Uğur Meleke: "Berkan’a karşı oynayan hemen her takımın sağ kanat oyuncusu yıldızlaşıyor: Gaziantepli Sorescu, Samsunlu Zeki Yavru, Sparta Praglı Preciado, Olatunji ve sonradan giren Tuçi... Bu sezon tüm cephelerde toplam 1 golü olan Preciado, Galatasaray’a karşı 180 dakikada 2 gol-1 asistle oynadı. Bu kadarı tesadüf olmamalı sanırım. Galatasaray'ın bu sezonki Avrupa macerasında bir diğer zaafı da, beraberliğin yeterli görüldüğü maçlarda gereğinden fazla pasif davranılması oldu. Kopenhag deplasmanında bir iştah sorunu söz konusuydu. Dün de 16’ncı dakikada skor 1-1 olduktan sonra, özellikle de 46-70 arası takım sakinleştirici almış gibiydi. Bu aşırı korumacı tutum, turu Sparta Prag’a teslim etti maalesef. (HÜRRİYET)
Engin Kehale: "Sezon boyunca Angelino-Kazımcan’ın sol bekteki zaafları üzerinden dönen tartışmalar, ikisinin de olmadığı bir senaryoda Galatasaray’ın hız ve kademe sorunu yaşayacağını pek hesaba katmamıştı. Şüphesiz ki Köhn Avrupa listesine yetişmiş olsa, bugün başka bir maç yazısının satırları okunacaktı. Erken geriye düşmenin ardından çabuk tepki verip, duran toptan Abdülkerim ile bulduğumuz gol, ilk yarının geri kalan bölümünde oyunun kontrolünü Galatasaray’da olmasını sağladı. Anthony Taylor, Barış Alper’in pozisyonunda düdüğü çalsa bambaşka bir yere gidebilecek maç, ikinci yarıda kâbusa dönüştü. Sarı kırmızılılar, geleneksel 45-60 arası tempo düşüklüğünü skor dezavantajını rakibe vermeden tamamlamayı başarsa da Kaan’ın kırmızı kartıyla dengeler iyice bozuldu. (HÜRRİYET)
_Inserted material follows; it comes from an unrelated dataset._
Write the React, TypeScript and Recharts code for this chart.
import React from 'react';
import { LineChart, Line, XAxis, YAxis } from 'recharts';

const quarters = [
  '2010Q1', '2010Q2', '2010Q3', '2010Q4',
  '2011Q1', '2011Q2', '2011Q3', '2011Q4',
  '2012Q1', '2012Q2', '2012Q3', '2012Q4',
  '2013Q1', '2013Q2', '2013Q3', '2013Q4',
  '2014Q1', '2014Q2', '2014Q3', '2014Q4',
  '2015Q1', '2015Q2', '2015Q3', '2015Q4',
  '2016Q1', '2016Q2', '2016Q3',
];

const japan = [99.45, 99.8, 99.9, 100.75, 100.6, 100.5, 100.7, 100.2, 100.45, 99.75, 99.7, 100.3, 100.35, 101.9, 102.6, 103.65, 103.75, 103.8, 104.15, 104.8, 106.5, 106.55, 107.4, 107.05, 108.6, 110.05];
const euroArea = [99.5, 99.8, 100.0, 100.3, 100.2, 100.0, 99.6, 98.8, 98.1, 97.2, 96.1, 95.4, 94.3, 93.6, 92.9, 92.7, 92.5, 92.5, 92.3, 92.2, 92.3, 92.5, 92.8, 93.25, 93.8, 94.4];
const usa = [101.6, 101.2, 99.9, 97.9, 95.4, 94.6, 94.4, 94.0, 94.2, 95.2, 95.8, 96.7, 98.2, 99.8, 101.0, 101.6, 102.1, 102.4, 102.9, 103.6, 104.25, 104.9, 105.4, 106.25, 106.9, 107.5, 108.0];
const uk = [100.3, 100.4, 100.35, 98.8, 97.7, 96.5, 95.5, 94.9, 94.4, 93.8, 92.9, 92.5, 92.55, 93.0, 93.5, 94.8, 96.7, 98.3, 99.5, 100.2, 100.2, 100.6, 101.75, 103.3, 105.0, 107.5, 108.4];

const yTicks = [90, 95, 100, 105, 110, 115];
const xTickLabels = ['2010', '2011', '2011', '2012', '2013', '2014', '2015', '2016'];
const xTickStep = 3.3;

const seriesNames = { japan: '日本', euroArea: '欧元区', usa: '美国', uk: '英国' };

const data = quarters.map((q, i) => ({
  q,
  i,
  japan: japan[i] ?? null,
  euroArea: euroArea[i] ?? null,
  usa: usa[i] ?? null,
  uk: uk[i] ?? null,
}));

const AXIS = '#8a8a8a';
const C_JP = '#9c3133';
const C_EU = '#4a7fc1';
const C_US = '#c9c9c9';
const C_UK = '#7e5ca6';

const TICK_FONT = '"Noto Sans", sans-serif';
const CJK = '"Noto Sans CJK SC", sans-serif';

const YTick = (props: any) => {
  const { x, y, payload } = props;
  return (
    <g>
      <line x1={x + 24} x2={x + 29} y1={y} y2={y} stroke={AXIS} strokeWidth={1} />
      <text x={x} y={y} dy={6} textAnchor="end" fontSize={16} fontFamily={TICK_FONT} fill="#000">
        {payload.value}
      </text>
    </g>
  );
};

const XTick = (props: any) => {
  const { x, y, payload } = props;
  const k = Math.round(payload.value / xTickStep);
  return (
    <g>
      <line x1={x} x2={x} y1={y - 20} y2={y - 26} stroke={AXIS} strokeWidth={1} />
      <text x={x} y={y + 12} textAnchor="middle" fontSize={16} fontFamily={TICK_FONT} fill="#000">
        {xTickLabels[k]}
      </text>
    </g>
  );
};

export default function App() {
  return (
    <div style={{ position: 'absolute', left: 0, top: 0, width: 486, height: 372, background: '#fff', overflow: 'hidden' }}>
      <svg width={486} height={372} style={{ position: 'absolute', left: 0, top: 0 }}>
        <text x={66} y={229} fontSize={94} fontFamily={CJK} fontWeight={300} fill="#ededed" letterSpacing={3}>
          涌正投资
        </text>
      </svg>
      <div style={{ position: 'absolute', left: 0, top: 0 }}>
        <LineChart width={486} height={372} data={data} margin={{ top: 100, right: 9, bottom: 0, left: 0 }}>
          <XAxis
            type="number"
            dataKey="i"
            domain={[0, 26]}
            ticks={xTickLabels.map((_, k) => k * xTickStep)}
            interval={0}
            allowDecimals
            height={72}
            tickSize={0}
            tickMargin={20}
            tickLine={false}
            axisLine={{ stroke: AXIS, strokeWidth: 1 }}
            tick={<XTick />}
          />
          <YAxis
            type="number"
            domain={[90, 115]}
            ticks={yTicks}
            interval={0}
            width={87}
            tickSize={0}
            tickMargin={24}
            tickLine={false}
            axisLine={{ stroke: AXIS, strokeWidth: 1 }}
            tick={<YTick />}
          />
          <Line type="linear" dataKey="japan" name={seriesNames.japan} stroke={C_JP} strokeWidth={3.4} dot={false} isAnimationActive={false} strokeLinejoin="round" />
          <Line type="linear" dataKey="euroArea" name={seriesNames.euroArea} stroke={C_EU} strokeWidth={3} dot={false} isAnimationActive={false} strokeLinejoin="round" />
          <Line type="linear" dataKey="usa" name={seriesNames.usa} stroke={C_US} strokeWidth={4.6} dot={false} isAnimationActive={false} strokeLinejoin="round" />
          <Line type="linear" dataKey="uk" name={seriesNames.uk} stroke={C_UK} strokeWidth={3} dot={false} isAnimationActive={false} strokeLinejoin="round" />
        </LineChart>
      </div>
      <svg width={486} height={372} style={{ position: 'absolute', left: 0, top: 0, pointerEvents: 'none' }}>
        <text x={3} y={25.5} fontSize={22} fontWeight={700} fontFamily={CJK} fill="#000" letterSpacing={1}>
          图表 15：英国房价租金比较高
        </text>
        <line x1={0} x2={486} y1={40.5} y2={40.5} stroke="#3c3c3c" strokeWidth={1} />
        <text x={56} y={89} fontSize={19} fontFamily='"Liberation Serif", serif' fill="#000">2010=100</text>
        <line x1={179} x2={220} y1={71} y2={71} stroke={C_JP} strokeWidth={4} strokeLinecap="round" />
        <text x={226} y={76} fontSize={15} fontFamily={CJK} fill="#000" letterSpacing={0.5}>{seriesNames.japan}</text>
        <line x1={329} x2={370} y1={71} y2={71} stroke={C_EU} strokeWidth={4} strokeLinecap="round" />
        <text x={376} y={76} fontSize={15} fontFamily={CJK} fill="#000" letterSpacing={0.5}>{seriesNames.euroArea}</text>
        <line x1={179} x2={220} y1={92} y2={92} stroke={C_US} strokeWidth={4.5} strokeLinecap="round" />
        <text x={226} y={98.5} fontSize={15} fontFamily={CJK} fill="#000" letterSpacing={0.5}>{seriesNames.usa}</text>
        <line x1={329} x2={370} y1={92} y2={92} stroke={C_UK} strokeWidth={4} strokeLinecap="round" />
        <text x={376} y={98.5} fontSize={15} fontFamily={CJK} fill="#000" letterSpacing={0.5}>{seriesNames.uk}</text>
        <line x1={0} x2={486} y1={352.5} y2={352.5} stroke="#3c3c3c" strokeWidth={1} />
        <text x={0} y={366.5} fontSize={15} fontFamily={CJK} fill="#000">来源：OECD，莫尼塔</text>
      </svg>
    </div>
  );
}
Erman Özgür: "Kırmızı kart ile beraber Sparta Prag hamleleri çok çabuk karşılığını verirken Okan Buruk hamleleri oyuna ilk kez Galatasaray’ın oyununa bir şey katmadı. Kaan Ayhan eksik bırakmasının yanında savunduğu kanat da o olmayınca zayıf düştü. Zeleny ve Tuci golünde Berkan, Haraslin golünde Davinson Sanchez çok önemli hatalar yaptılar. Ama en önemlisi ilk maçta da eksik kalan Galatasaray’ın aynı tepkiyi deplasmanda veremeyişi oldu. Kuchta dağınık görüntümüze son darbeyi vurdu. Rövanş maçındaki oyun, bireysel hatalar ve Kaan Ayhan’ın amatörlüğü Galatasaray’a hiç yakışmadı ve bu Türkiye’yi aşmış gözüken kadro Avrupa defterini kapatmış oldu. (FANATİK)
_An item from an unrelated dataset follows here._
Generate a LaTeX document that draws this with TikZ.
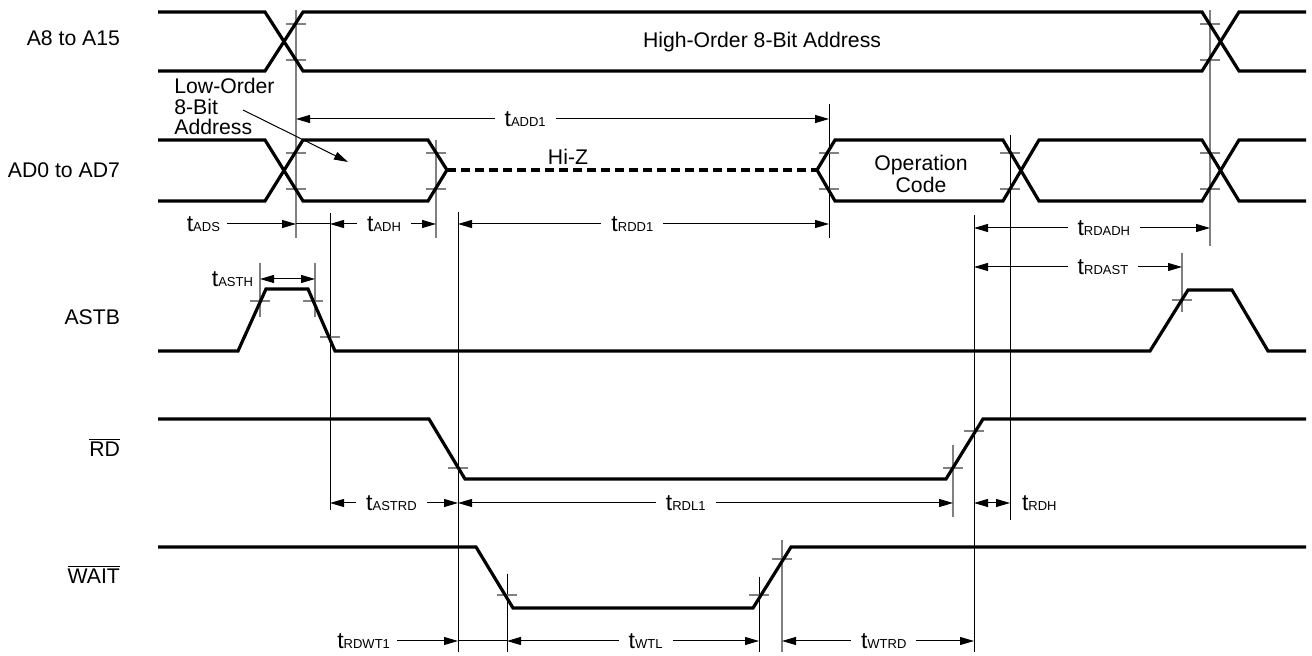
\documentclass[tikz,border=0pt]{standalone}
\usepackage{fontspec}
\setmainfont{Liberation Sans}
\usetikzlibrary{arrows.meta}

\newcommand{\tsub}[1]{{\fontsize{11.5}{12}\selectfont t}{\fontsize{6.5}{7}\selectfont #1}}
\newcommand{\ovl}[1]{$\overline{\mbox{#1}}$}

\begin{document}
\begin{tikzpicture}[x=0.5pt, y=-0.5pt, font=\fontsize{10.6}{10.8}\selectfont,
        sig/.style={line width=1.6pt},
        guide/.style={line width=0.5pt},
        gguide/.style={line width=0.6pt, gray},
        tickmark/.style={line width=0.6pt, gray},
        dim/.style={line width=0.5pt, {Triangle[length=7pt,width=4pt]}-{Triangle[length=7pt,width=4pt]}},
        dimr/.style={line width=0.5pt, -{Triangle[length=7pt,width=4pt]}},
        gap/.style={fill=white, inner xsep=5pt, inner ysep=1pt}]
            \useasboundingbox (0,0) rectangle (1312,656);

            % guide lines
            \foreach \x/\a/\b in {296/10/238, 1210/10/246, 436/140/238, 1182/253/312,
                                  260/263/317, 315/263/317, 953/445/517, 782/540/652}
                \draw[gguide] (\x,\a) -- (\x,\b);
            \foreach \x/\a/\b in {829/104/238, 1010/135/520, 974/215/652, 330/213/510,
                                  458/212/652, 507/574/652, 759/577/652}
                \draw[guide] (\x,\a) -- (\x,\b);

            % level marks
            \foreach \x/\y in {296/24, 296/60, 1210/24, 1210/60, 296/153, 296/189,
                               436/153, 436/189, 829/153, 829/189, 1010/153, 1010/189,
                               1210/153, 1210/189, 260/301, 313/301, 330/337, 1182/300,
                               458/468, 953/468, 974/431, 507/595, 759/595, 782/559}
                \draw[tickmark] (\x,\y) ++(-10,0) -- ++(20,0);

            % signals
            \draw[sig] (158,12) -- (265,12) -- (303,71) -- (1202,71) -- (1239,12) -- (1306,12);
            \draw[sig] (158,71) -- (265,71) -- (303,12) -- (1202,12) -- (1239,71) -- (1306,71);

            \draw[sig] (158,140) -- (265,140) -- (303,201) -- (428,201) -- (447,170)
                -- (428,140) -- (303,140) -- (265,201) -- (158,201);
            \draw[sig, dash pattern=on 4.5pt off 2.5pt] (447,170) -- (817,170);
            \draw[sig] (817,170) -- (835,140) -- (1003,140) -- (1039,201) -- (1202,201) -- (1239,140) -- (1306,140);
            \draw[sig] (817,170) -- (835,201) -- (1003,201) -- (1039,140) -- (1202,140) -- (1239,201) -- (1306,201);

            \draw[sig] (158,351) -- (238,351) -- (266,289) -- (308,289) -- (335,351)
                -- (1150,351) -- (1188,290) -- (1232,290) -- (1268,351) -- (1306,351);
            \draw[sig] (158,419) -- (429,419) -- (465,479) -- (946,479) -- (983,419) -- (1306,419);
            \draw[sig] (158,547) -- (476,547) -- (513,608) -- (753,608) -- (791,547) -- (1306,547);

            % signal names
            \node[anchor=east] (a8) at (127,38) {A8 to A15};
            \node[anchor=east] (ad0) at (127,170) {AD0 to AD7};
            \node[anchor=east] (astb) at (127,317) {ASTB};
            \node[anchor=east] (rd) at (127,447) {\ovl{RD}};
            \node[anchor=east] (wait) at (127,574) {\ovl{WAIT}};

            \node (high) at (762,42) {High-Order 8-Bit Address};
            \node (hiz) at (568,157) {Hi-Z};
            \node[align=center] (opcode) at (921,174) {Operation\\Code};
            \node[align=left, anchor=north west, inner sep=0pt,
                  font=\fontsize{10.6}{10.3}\selectfont] (loword) at (174,78) {Low-Order\\8-Bit\\Address};
            \draw[line width=0.5pt, -{Triangle[length=7pt,width=4pt]}] (243,110) -- (348,162);

            % timings
            \draw[dim] (296,119) -- node[gap, pos=0.43] (tadd) {\tsub{ADD1}} (829,119);

            \node[anchor=east] (tads) at (227,224) {\tsub{ADS}};
            \draw[dimr] (tads.east) -- (296,224);
            \draw[guide] (296,224) -- (330,224);
            \draw[dim] (330,224) -- node[gap, pos=0.51] (tadh) {\tsub{ADH}} (436,224);
            \draw[dim] (458,224) -- node[gap, pos=0.47] (trdd) {\tsub{RDD1}} (829,224);
            \draw[dim] (974,228) -- node[gap, pos=0.55] (trdadh) {\tsub{RDADH}} (1210,228);
            \draw[dim] (974,267) -- node[gap, pos=0.62] (trdast) {\tsub{RDAST}} (1182,267);

            \node[anchor=east] (tasth) at (260,279) {\tsub{ASTH}};
            \draw[dim] (260,279) -- (315,279);

            \draw[dim] (330,503) -- node[gap, pos=0.48] (tastrd) {\tsub{ASTRD}} (458,503);
            \draw[dim] (458,503) -- node[gap, pos=0.46] (trdl) {\tsub{RDL1}} (953,503);
            \draw[dim] (974,503) -- (1010,503);
            \node[anchor=west] (trdh) at (1015,503) {\tsub{RDH}};

            \node[anchor=east] (trdwt) at (397,641) {\tsub{RDWT1}};
            \draw[dimr] (trdwt.east) -- (458,641);
            \draw[guide] (458,641) -- (507,641);
            \draw[dim] (507,641) -- node[gap, pos=0.55] (twtl) {\tsub{WTL}} (759,641);
            \draw[dim] (782,641) -- node[gap, pos=0.53] (twtrd) {\tsub{WTRD}} (974,641);
        \end{tikzpicture}
\end{document}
Serkan Akcan: "Galatasaraylı futbolcuların beklerden başlayarak bireysel hataları momentumu Prag’ın lehinde tuttu. Kaan Ayhan’ın sakatlığına bağlanabilecek ağırlığı, peşinden gördüğü kırmızı kart, sonrasında Berkan’ın sol bek savunmasındaki hatası ve Prag’ın ikinci golü. Maalesef Avrupa Ligi’nde final turlarını hedefliyorsanız bekleriniz ideale yakın olmalı. Faturayı tek bir isme kesmek yanlış. Berkan ilk golde alanını boşalttı, ikincisinde savunma zaafı başroldeydi. Ama Galatasaray yönetiminin Köhn transferisini yetiştirip UEFA listesine bildirmesi gerekirdi. (FANATİK)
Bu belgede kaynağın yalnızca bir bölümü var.